_TASK PROMPT_. Skip the pictures. Set down, word for word, the lines from the start of the material up to and including the line with "(10,7) -- (473,7);".
>> START DATA SHOWN
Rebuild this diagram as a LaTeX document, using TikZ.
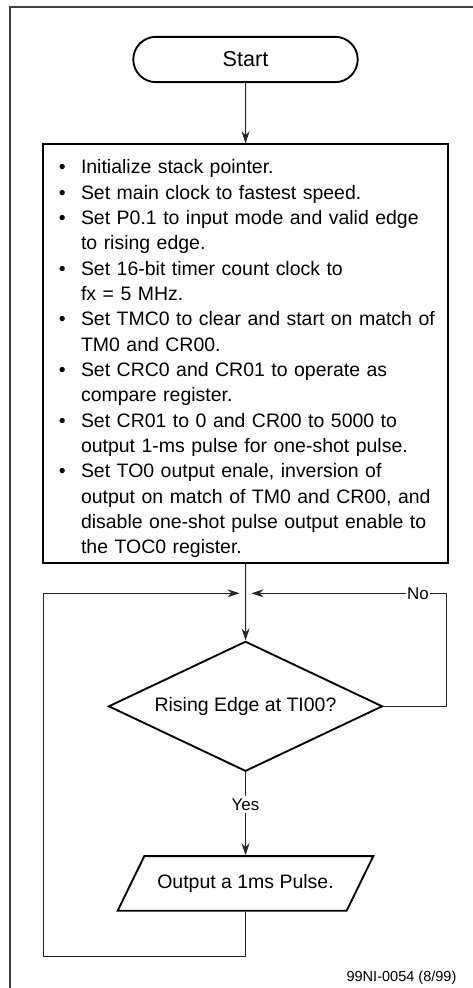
\documentclass[tikz,border=0pt]{standalone}
\usepackage{fontspec}
\setmainfont{Liberation Sans}
\usetikzlibrary{shapes.geometric,shapes.misc,arrows.meta}
\tikzset{flowline/.style={draw=black!85,line width=0.7pt},
    flowarrow/.style={flowline,-{Stealth[length=9pt,width=6pt]}},
    startstop/.style={rounded rectangle,draw,line width=1.4pt,minimum width=175pt,minimum height=34pt,
        font=\fontsize{16.2pt}{18pt}\selectfont},
    initbox/.style={rectangle,draw,line width=1.5pt,text width=288.75pt,inner xsep=7.5pt,
        minimum height=313.8pt,align=left,font=\fontsize{14.6pt}{19pt}\selectfont},
    decision/.style={diamond,draw,line width=1.4pt,aspect=2.1,inner sep=0pt,minimum width=205.5pt,
        minimum height=97.5pt,font=\fontsize{14.6pt}{18pt}\selectfont},
    iobox/.style={trapezium,trapezium left angle=64,trapezium right angle=116,draw,line width=1.4pt,
        inner xsep=9.75pt,inner ysep=13.65pt,font=\fontsize{14.6pt}{18pt}\selectfont},
    branchlabel/.style={fill=white,inner xsep=1pt,inner ysep=2pt,font=\fontsize{12.7pt}{14pt}\selectfont},
    frame/.style={draw=black!75,line width=1.3pt}}
\newcommand{\bitem}{\makebox[20.8pt][l]{\hspace{4.2pt}\textbullet}}
\newcommand{\bcont}{\hspace*{20.8pt}}

\begin{document}
\begin{tikzpicture}[x=0.75pt,y=0.75pt,yscale=-1,xscale=1]
\useasboundingbox (0,0) rectangle (473,988);

%Shape: Frame
\draw [frame] (10,988) -- (10,7) -- (473,7);

%Shape: Terminal
\node [startstop] (start) at (245.5,59.5) {Start};
%Shape: Rectangle
\node [initbox] (init) at (245.8,353.5) {%
\rule{0pt}{18.6pt}\bitem Initialize stack pointer.\\
\bitem Set main clock to fastest speed.\\
\bitem Set P0.1 to input mode and valid edge\\
\bcont to rising edge.\\
\bitem Set 16-bit timer count clock to\\
\bcont fx = 5 MHz.\\
\bitem Set TMC0 to clear and start on match of\\
\bcont TM0 and CR00.\\
\bitem Set CRC0 and CR01 to operate as\\
\bcont compare register.\\
\bitem Set CR01 to 0 and CR00 to 5000 to\\
\bcont output 1-ms pulse for one-shot pulse.\\
\bitem Set TO0 output enale, inversion of\\
\bcont output on match of TM0 and CR00, and\\
\bcont disable one-shot pulse output enable to\\
\bcont the TOC0 register.};
%Shape: Diamond
\node [decision] (edge) at (245.5,706.3) {Rising Edge at TI00?};
%Shape: Parallelogram
\node [iobox] (pulse) at (245.5,883.4) {Output a 1ms Pulse.};

\coordinate (merge) at (245.5,593.3);
\coordinate (noturn) at (446.7,593.3);
\coordinate (loopturn) at (43.3,956.7);

%Straight Lines
\draw [flowarrow] (start) -- (init);
\draw [flowarrow] (init) -- (edge);
\draw [flowarrow] (edge) -- node [branchlabel,pos=0.39] {Yes} (pulse);
%Loop Lines
\draw [flowarrow,shorten >=4.5pt] (edge.east) -| (noturn) -- node [branchlabel,pos=0.143] {No} (merge);
\draw [flowarrow,shorten >=4.5pt] (pulse.south) |- (loopturn) |- (merge);

% Text Node
\node [anchor=east,inner sep=0pt,font=\fontsize{10.9pt}{12pt}\selectfont] (figno) at (456.7,978) {99NI-0054 (8/99)};

\end{tikzpicture}
\end{document}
>> END DATA SHOWN
_REPLY_.
Rebuild this diagram as a LaTeX document, using TikZ.
\documentclass[tikz,border=0pt]{standalone}
\usepackage{fontspec}
\setmainfont{Liberation Sans}
\usetikzlibrary{shapes.geometric,shapes.misc,arrows.meta}
\tikzset{flowline/.style={draw=black!85,line width=0.7pt},
    flowarrow/.style={flowline,-{Stealth[length=9pt,width=6pt]}},
    startstop/.style={rounded rectangle,draw,line width=1.4pt,minimum width=175pt,minimum height=34pt,
        font=\fontsize{16.2pt}{18pt}\selectfont},
    initbox/.style={rectangle,draw,line width=1.5pt,text width=288.75pt,inner xsep=7.5pt,
        minimum height=313.8pt,align=left,font=\fontsize{14.6pt}{19pt}\selectfont},
    decision/.style={diamond,draw,line width=1.4pt,aspect=2.1,inner sep=0pt,minimum width=205.5pt,
        minimum height=97.5pt,font=\fontsize{14.6pt}{18pt}\selectfont},
    iobox/.style={trapezium,trapezium left angle=64,trapezium right angle=116,draw,line width=1.4pt,
        inner xsep=9.75pt,inner ysep=13.65pt,font=\fontsize{14.6pt}{18pt}\selectfont},
    branchlabel/.style={fill=white,inner xsep=1pt,inner ysep=2pt,font=\fontsize{12.7pt}{14pt}\selectfont},
    frame/.style={draw=black!75,line width=1.3pt}}
\newcommand{\bitem}{\makebox[20.8pt][l]{\hspace{4.2pt}\textbullet}}
\newcommand{\bcont}{\hspace*{20.8pt}}

\begin{document}
\begin{tikzpicture}[x=0.75pt,y=0.75pt,yscale=-1,xscale=1]
\useasboundingbox (0,0) rectangle (473,988);

%Shape: Frame
\draw [frame] (10,988) -- (10,7) -- (473,7);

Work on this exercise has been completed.